Book Review: Illuminating the Way: Embracing the Wisdom of Monks and Mystics

If you’re at all interested in taking a spiritual retreat but for one reason or another don’t have the time and resources, Illuminating the Way by Christine Valters-Paintner could be just the thing! The book traces the Jungian idea of the archetype as manifested in different Christian saints and mystics over the centuries with exercises for personal reflection and transformation. Each chapter provides a brief overview of the particular figure and archetype, such as Catholic social worker and activist Dorothy Day as The Orphan, Mary as The Mother, and St. Francis as The Fool.

After a brief overview of the historical figure, the archetype, and its shadow tendencies, Valters-Paintner provides an associated reflection from the gospels connecting the archetype to the person of Jesus, an invitation to practice a virtue corresponding to the archetype, a practice to connect with this archetype internally, an expressive art or mandala exercise, reflective questions, and a closing blessing.

For all the different sections, each chapter is concise and accessible, and the movements are fluid, intuitive, and engaging.

I found the chapter on David as the Sovereign especially engaging, given that figures like a Francis or Hildegard are more common figures in contemplative literature, and it was helpful to have a guide like Christine Valters-Paintner cast David in a fresh light with reflective exercises.

But here we also have an eclectic group of figures like Amma Synclectica and Brendan the Navigator

Given her experience in guiding retreats and workshops, there’s a welcome practicality to this book that casts familiar practices in a new light. Valters-Paintner’s experience with practices like Lectio Divina practically drips through the pages. In the appendix, there is a fresh framing and an invitation to practice Lectio Divina that is very useful and goes beyond most instructions to the practice. Elsewhere, she describes the practice of Lectio Continua, or the practice of reading through a couple verses a day until an entire book of the Bible is finished, a practice I have taken up myself.

To read this book is to spend a little time in the presence of a warm spiritual guide full of wisdom both in reframing the ongoing journey and for practical tools for everyday use!

Much like Julia Cameron’s Artist’s Way, this book would be a great resource for small group reflection to foster greater community, openness, and intimacy. It provides fresh insights into known figures and reflective exercises with a contemplative foundation. The expressive exercises provide a way to connect and share in a community, and the contemplative exercises could foster spiritual depth in that space.

I’ve been on silent retreat days, Centering Prayer retreats, online retreats, and so on. Once I was drawn in, this book had a very similar feel, which is no accident, given that Christine Valters-Paintner founded Abbey of the Arts, an online monastery with all manner of practice-centered resources for contemplatives and spiritual formation.

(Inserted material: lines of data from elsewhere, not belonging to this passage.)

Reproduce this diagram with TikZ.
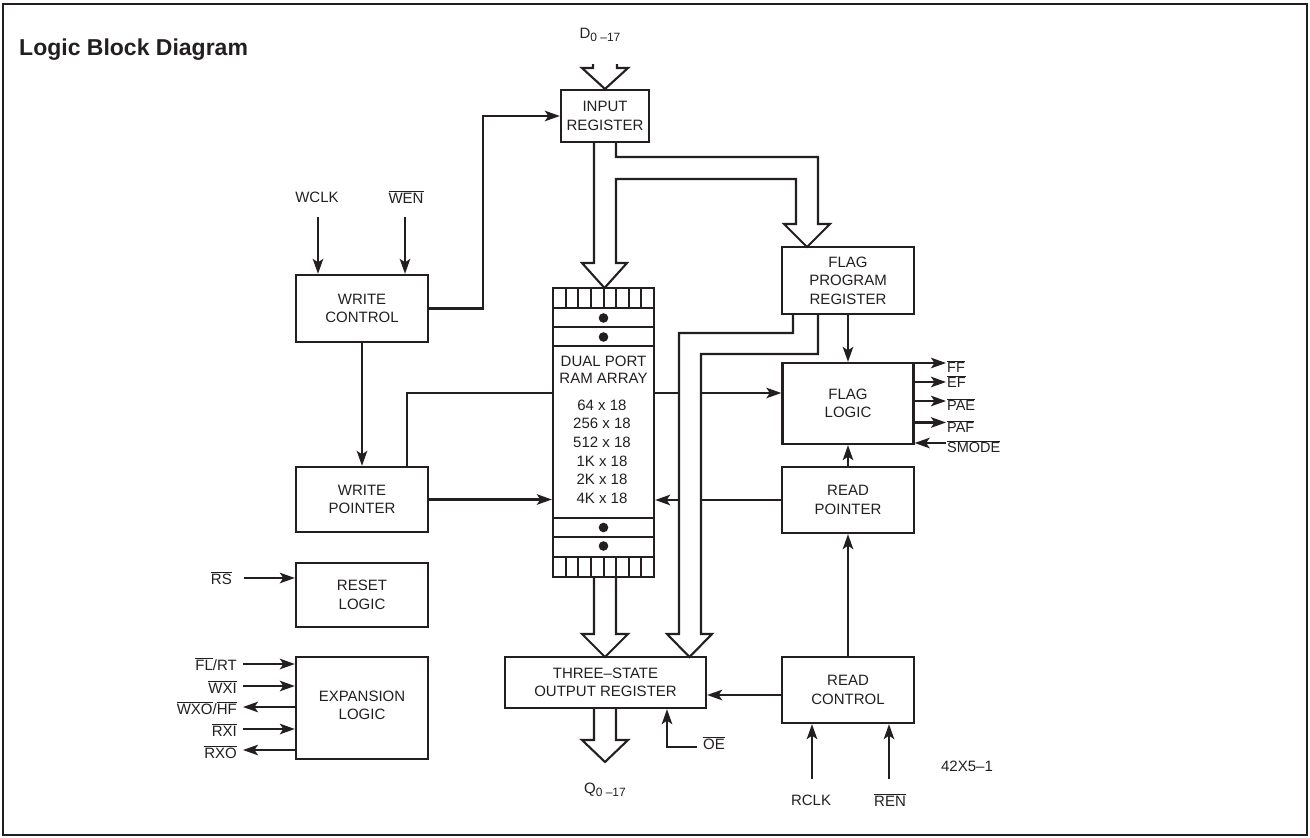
\documentclass[tikz,border=0pt]{standalone}
\usepackage{fontspec}
\setmainfont{Liberation Sans}
\usetikzlibrary{arrows.meta}
\definecolor{ink}{RGB}{35,31,32}
\newcommand{\ovl}[1]{$\overline{\mbox{#1}}$}
\newcommand{\lbfont}{\fontsize{15}{18.5}\selectfont}
\newcommand{\smfont}{\fontsize{14.5}{17}\selectfont}
\begin{document}
\begin{tikzpicture}[x=1pt,y=-1pt,
  box/.style={draw=ink, line width=2.3pt, inner sep=0pt, align=center, font=\lbfont, text=ink},
  lbl/.style={inner sep=0pt, font=\lbfont, text=ink},
  wire/.style={draw=ink, line width=2.1pt},
  arr/.style={wire, -{Stealth[length=15pt,width=10.5pt,inset=3.5pt]}},
  bus/.style={draw=ink, line width=2.1pt, line join=miter}]
\useasboundingbox (0,0) rectangle (1310,838);
\draw[ink, line width=2pt] (3,4) rectangle (1307,835);
\node[anchor=west, inner sep=0pt, text=ink, font=\fontsize{23}{26}\selectfont\bfseries] (title) at (19,50) {Logic Block Diagram};

% boxes
\node[box, minimum width=88pt, minimum height=52pt] (ir) at (605,116) {INPUT\\REGISTER};
\node[box, minimum width=132pt, minimum height=67pt] (wc) at (362,308.5) {WRITE\\CONTROL};
\node[box, minimum width=132pt, minimum height=65pt] (wp) at (362,499.5) {WRITE\\POINTER};
\node[box, minimum width=132pt, minimum height=64pt] (rl) at (362,595) {RESET\\LOGIC};
\node[box, minimum width=132pt, minimum height=102pt] (el) at (362,708) {};
\node[lbl, align=center] (elt) at (362,705.5) {EXPANSION\\LOGIC};
\node[box, minimum width=101pt, minimum height=289pt] (ram) at (603.5,432.5) {};
\node[box, minimum width=132pt, minimum height=67pt] (fpr) at (848,280.5) {FLAG\\PROGRAM\\REGISTER};
\node[box, minimum width=131pt, minimum height=81pt] (fl) at (848,403.5) {FLAG\\LOGIC};
\node[box, minimum width=132pt, minimum height=66pt] (rp) at (848,500) {READ\\POINTER};
\node[box, minimum width=201pt, minimum height=51pt] (ol) at (605.5,682.5) {THREE--STATE\\OUTPUT REGISTER};
\node[box, minimum width=132pt, minimum height=66pt] (rc) at (848,690) {READ\\CONTROL};

% RAM internals
\foreach \yy in {308,327,346,518,537,557} \draw[ink, line width=2pt] (553,\yy) -- (654,\yy);
\foreach \k in {1,...,7} {
  \draw[ink, line width=2pt] (553+12.625*\k,288) -- (553+12.625*\k,308);
  \draw[ink, line width=2pt] (553+12.625*\k,557) -- (553+12.625*\k,577);
}
\foreach \yy in {318,337,527.5,546} \fill[ink] (603.5,\yy) circle (4.8pt);
\node[lbl, align=center, font=\fontsize{15}{16.6}\selectfont] (ramt) at (603.5,370) {DUAL PORT\\RAM ARRAY};
\node[lbl, align=center, font=\fontsize{15}{18.6}\selectfont] (rams) at (602,451.7) {64 x 18\\256 x 18\\512 x 18\\1K x 18\\2K x 18\\4K x 18};

% write side
\node[lbl] (wclk) at (317,197) {WCLK};
\node[lbl] (wen) at (406,197) {\ovl{WEN}};
\coordinate (wclkin) at (318,217);
\coordinate (wenin) at (405,217);
\draw[arr] (wclkin) -- (wclkin |- wc.north);
\draw[arr] (wenin) -- (wenin |- wc.north);
\coordinate (wcir) at (483,116);
\draw[arr] (wc.east) -| (wcir) -- (ir.west);
\draw[arr] (wc.south) -- (wp.north);
\draw[arr] (wp.east) -- (ram.west |- wp.east);
\coordinate (wpram) at (407,393);
\draw[wire] (wp.north -| wpram) |- (ram.west |- wpram);
\draw[arr] (ram.east |- wpram) -- (fl.west |- wpram);
\draw[arr] (rp.west) -- (ram.east |- rp.west);

% buses
\node[lbl] (din) at (600,35) {D\raisebox{-0.35ex}{\fontsize{12}{13}\selectfont 0 --17}};
\draw[bus] (593,64) -- (593,68) -- (582,68) -- (605,89) -- (628,68) -- (617,68) -- (617,64);
\draw[bus] (594,142) -- (594,263) -- (582,263) -- (604.5,288) -- (627,263) -- (616,263) -- (616,179) -- (796,179) -- (796,224) -- (784,224) -- (807,247) -- (830,224) -- (818,224) -- (818,157) -- (616,157) -- (616,142);
\draw[bus, fill=white] (793,315) -- (793,333) -- (679,333) -- (679,634) -- (667,634) -- (689.5,657) -- (712,634) -- (701,634) -- (701,354) -- (818,354) -- (818,315);
\draw[bus] (594,577) -- (594,634) -- (582,634) -- (605,657) -- (628,634) -- (616,634) -- (616,577);
\draw[bus] (594,708) -- (594,740) -- (582,740) -- (605,762) -- (628,740) -- (616,740) -- (616,708);
\node[lbl] (qout) at (605,790) {Q\raisebox{-0.35ex}{\fontsize{12}{13}\selectfont 0 --17}};

% flag side
\draw[arr] (fpr.south) -- (fl.north);
\draw[arr] (rp.north) -- (fl.south);
\draw[arr] (rc.north) -- (rp.south);
\coordinate (ff) at (946,363);
\coordinate (ef) at (946,382);
\coordinate (pae) at (946,401);
\coordinate (paf) at (946,422.5);
\coordinate (smode) at (946,443);
\draw[arr] (fl.east |- ff) -- (ff);
\draw[arr] (fl.east |- ef) -- (ef);
\draw[arr] (fl.east |- pae) -- (pae);
\draw[arr] (fl.east |- paf) -- (paf);
\draw[arr] (smode) -- (fl.east |- smode);
\node[lbl, anchor=west, font=\smfont] (ffl) at (947,367) {\ovl{FF}};
\node[lbl, anchor=west, font=\smfont] (efl) at (947,382) {\ovl{EF}};
\node[lbl, anchor=west, font=\smfont] (pael) at (947,405) {\ovl{PAE}};
\node[lbl, anchor=west, font=\smfont] (pafl) at (947,426.5) {\ovl{PAF}};
\node[lbl, anchor=west, font=\smfont] (smodel) at (947,447) {\ovl{SMODE}};

% read control
\coordinate (rcol) at (782,695);
\draw[arr] (rc.west |- rcol) -- (ol.east |- rcol);
\coordinate (rclkin) at (812,779);
\coordinate (renin) at (889,779);
\draw[arr] (rclkin) -- (rclkin |- rc.south);
\draw[arr] (renin) -- (renin |- rc.south);
\node[lbl] (rclk) at (811,800) {RCLK};
\node[lbl] (ren) at (890,800) {\ovl{REN}};
\node[lbl] (code) at (967,766) {42X5--1};

% OE
\coordinate (oein) at (697,747);
\coordinate (oex) at (667,747);
\draw[arr] (oein) -- (oex) -- (oex |- ol.south);
\node[lbl, anchor=west] (oel) at (703,743) {\ovl{OE}};

% reset and expansion
\coordinate (rsin) at (244,578);
\draw[arr] (rsin) -- (rl.west |- rsin);
\node[lbl, anchor=east] (rsl) at (232,578) {\ovl{RS}};
\coordinate (flin) at (243,664);
\coordinate (wxiin) at (243,686);
\coordinate (wxoout) at (243,707);
\coordinate (rxiin) at (243,729);
\coordinate (rxoout) at (243,750);
\draw[arr] (flin) -- (el.west |- flin);
\draw[arr] (wxiin) -- (el.west |- wxiin);
\draw[arr] (el.west |- wxoout) -- (wxoout);
\draw[arr] (rxiin) -- (el.west |- rxiin);
\draw[arr] (el.west |- rxoout) -- (rxoout);
\node[lbl, anchor=east] (fll) at (237,664) {\ovl{FL}/RT};
\node[lbl, anchor=east] (wxil) at (237,687) {\ovl{WXI}};
\node[lbl, anchor=east] (wxol) at (237,708) {\ovl{WXO}/\ovl{HF}};
\node[lbl, anchor=east] (rxil) at (237,730) {\ovl{RXI}};
\node[lbl, anchor=east] (rxol) at (237,752) {\ovl{RXO}};
\end{tikzpicture}
\end{document}
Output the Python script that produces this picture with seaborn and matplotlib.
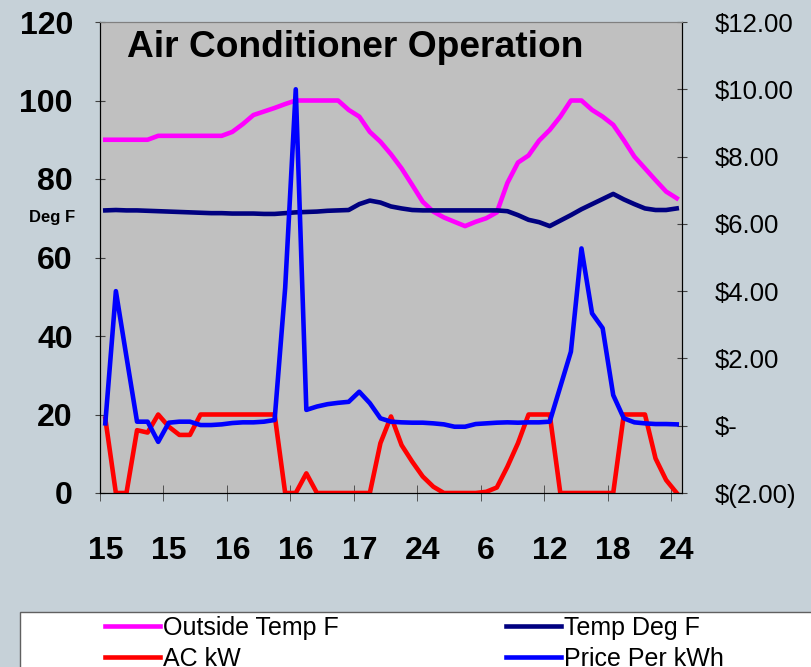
import numpy as np
import pandas as pd
import matplotlib
matplotlib.use("Agg")
import matplotlib.pyplot as plt
import seaborn as sns
from matplotlib.patches import Rectangle
from matplotlib.ticker import FixedLocator, FuncFormatter

# Hourly readings (55 points), labels every 6 points
outside_temp = [90, 90, 90, 90, 90,
                91, 91, 91, 91, 91, 91, 91,
                92, 94, 96.3, 97.2, 98.1, 99.1, 100,
                100, 100, 100, 100,
                97.6, 95.9, 92, 89.5, 86.3, 82.7, 78.5, 74.2, 71.7, 70.2,
                69.1, 68.0, 69.1, 70, 71.5, 79, 84.2, 86, 89.8, 92.5,
                95.9, 100, 100, 97.6, 95.9, 93.8, 89.9, 85.7, 82.7, 79.7,
                76.8, 75.1]
indoor_temp = [72, 72.1, 72, 72,
               71.9, 71.8, 71.7, 71.6, 71.5, 71.4, 71.3, 71.3, 71.2, 71.2,
               71.2, 71.1, 71.1,
               71.3, 71.5, 71.6, 71.7, 71.9, 72, 72.1, 73.6, 74.5, 74, 73,
               72.5, 72.1,
               72, 72, 72, 72, 72, 72, 72, 72,
               71.8, 70.8, 69.6, 69.0, 68.0, 69.4, 70.8, 72.3, 73.6, 74.9,
               76.2, 74.8, 73.6, 72.5, 72.1, 72.1, 72.5]
ac_kw = [19, 0, 0, 16, 15.4, 20, 16.9, 14.8, 14.8,
         20, 20, 20, 20, 20, 20, 20, 20,
         0, 0, 5, 0, 0, 0, 0, 0, 0,
         12.7, 19.5, 12.2, 8.0, 4.2, 1.6,
         0, 0, 0, 0,
         0.3, 1.4, 6.7, 12.7, 20, 20, 20,
         0, 0, 0, 0, 0, 0,
         20, 20, 20, 8.8, 3.3, 0]
price = [0.07, 4.0, 2.05, 0.12, 0.12, -0.48, 0.09, 0.12, 0.12, 0.02,
         0.02, 0.04, 0.08, 0.1, 0.1, 0.12, 0.17, 4.1, 10.0, 0.47,
         0.57, 0.64, 0.68, 0.71, 1.01, 0.67, 0.22, 0.12, 0.1, 0.09,
         0.09, 0.07, 0.04, -0.03, -0.03, 0.05, 0.07, 0.09, 0.1, 0.09,
         0.1, 0.1, 0.12, 1.16, 2.2, 5.27, 3.34, 2.9, 0.91, 0.22,
         0.1, 0.07, 0.05, 0.05, 0.04]
tick_labels = ['15', '15', '16', '16', '17', '24', '6', '12', '18', '24']

df = pd.DataFrame({'idx': np.arange(len(outside_temp)),
                   'Outside Temp F': outside_temp,
                   'Temp Deg F': indoor_temp,
                   'AC kW': ac_kw,
                   'Price Per kWh': price})

bg = '#C6D1D8'
plt.rcParams['font.family'] = ['Liberation Sans', 'DejaVu Sans']

fig = plt.figure(figsize=(8.12, 6.67), dpi=100, facecolor=bg)
ax = fig.add_axes([100 / 812, 1 - 493 / 667, 582 / 812, 471 / 667])
ax.set_facecolor('#C0C0C0')
ax2 = ax.twinx()

lw = 3.3
sns.lineplot(data=df, x='idx', y='Outside Temp F', ax=ax, color='#FF00FF', lw=lw, label='Outside Temp F')
sns.lineplot(data=df, x='idx', y='AC kW', ax=ax, color='#FF0000', lw=lw, label='AC kW')
sns.lineplot(data=df, x='idx', y='Temp Deg F', ax=ax, color='#000080', lw=lw, label='Temp Deg F')
sns.lineplot(data=df, x='idx', y='Price Per kWh', ax=ax2, color='#0000FF', lw=lw, label='Price Per kWh')

handles = ax.get_lines() + ax2.get_lines()
labels = [h.get_label() for h in handles]
ax.get_legend().remove()
ax2.get_legend().remove()

ax.set_xlim(-0.5, len(outside_temp) - 0.5)
ax.set_ylim(0, 120)
ax2.set_ylim(-2, 12)

ax.set_yticks(range(0, 121, 20))
ax.tick_params(axis='y', labelsize=23, direction='inout', length=7, pad=16, color='#404040')
for t in ax.get_yticklabels():
    t.set_fontweight('bold')

ax.set_xticks(range(0, len(outside_temp), 6))
ax.set_xticklabels(tick_labels, fontsize=23, fontweight='bold')
ax.tick_params(axis='x', length=0, pad=31)
ax.xaxis.set_minor_locator(FixedLocator(np.arange(-0.5, len(outside_temp), 6)))
ax.tick_params(axis='x', which='minor', direction='inout', length=12, color='#404040')

def money(v, pos):
    if abs(v) < 1e-9:
        return '$-'
    if v < 0:
        return '$({:.2f})'.format(-v)
    return '${:.2f}'.format(v)

ax2.set_yticks(range(-2, 13, 2))
ax2.yaxis.set_major_formatter(FuncFormatter(money))
ax2.tick_params(axis='y', labelsize=18.5, direction='inout', length=7, pad=20, color='#404040')

ax.set_xlabel('')
ax.set_ylabel('Deg F', rotation=0, fontsize=12, fontweight='bold', va='center', ha='center')
ax.yaxis.set_label_coords(-0.083, 0.584)
ax2.set_ylabel('')

for s in ['left', 'bottom']:
    ax.spines[s].set_color('black')
ax.spines['top'].set_color('#808080')
ax2.spines['top'].set_color('#808080')
ax2.spines['right'].set_color('black')

ax.text(0.046, 0.945, 'Air Conditioner Operation', transform=ax.transAxes,
        fontsize=26.7, fontweight='bold', ha='left', va='center')

# legend box running off the figure edge
fig.add_artist(Rectangle((20 / 812, -0.05), 1.0, (667 - 612) / 667 + 0.05,
                         transform=fig.transFigure, facecolor='white',
                         edgecolor='#606060', lw=1))
fig.legend(handles, labels, ncol=2, loc='upper left',
           bbox_to_anchor=(105 / 812, (667 - 616) / 667), frameon=False,
           fontsize=18, handlelength=2.2, handletextpad=0.12,
           columnspacing=6.7, labelspacing=0.26, borderpad=0, borderaxespad=0)

fig.savefig('out.png', dpi=100, facecolor=bg)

If you’re new to her work, along with this book, I might recommend The Soul of a Pilgrim.

If I had one quibble with the book, it would have nothing to do with the content, which was engaging, enriching, and spiritually aligning. Some books have the effect of bringing us into attunement because they manifest and connect us with a deep wisdom through the act of reading it. This is one of these books.

But as an avid reader, something about the header typeface and body text font size, as trivial as this sounds, became an occasional obstacle to reading and something I had to intentionally overcome.

In my former work as a Dissertation Editor at Fuller Theological Seminary, we required the academic standard 12pt. Times New Roman font, and dissertations were bound in a hardcover and put in the library after editing. At first glance looked like a published dissertation and my mind resisted the expected lengthy summaries of speculative theology.

It was actually helpful to approach this book as a reviewer at first to get as much out of it as I could. By that I mean, first I got a feel for the book and took in the big picture. What are the different parts? What’s the pattern? What kind of exercises will I be doing? What’s in the appendix? I liberally flipped back and forth and read sections before starting on a linear read through.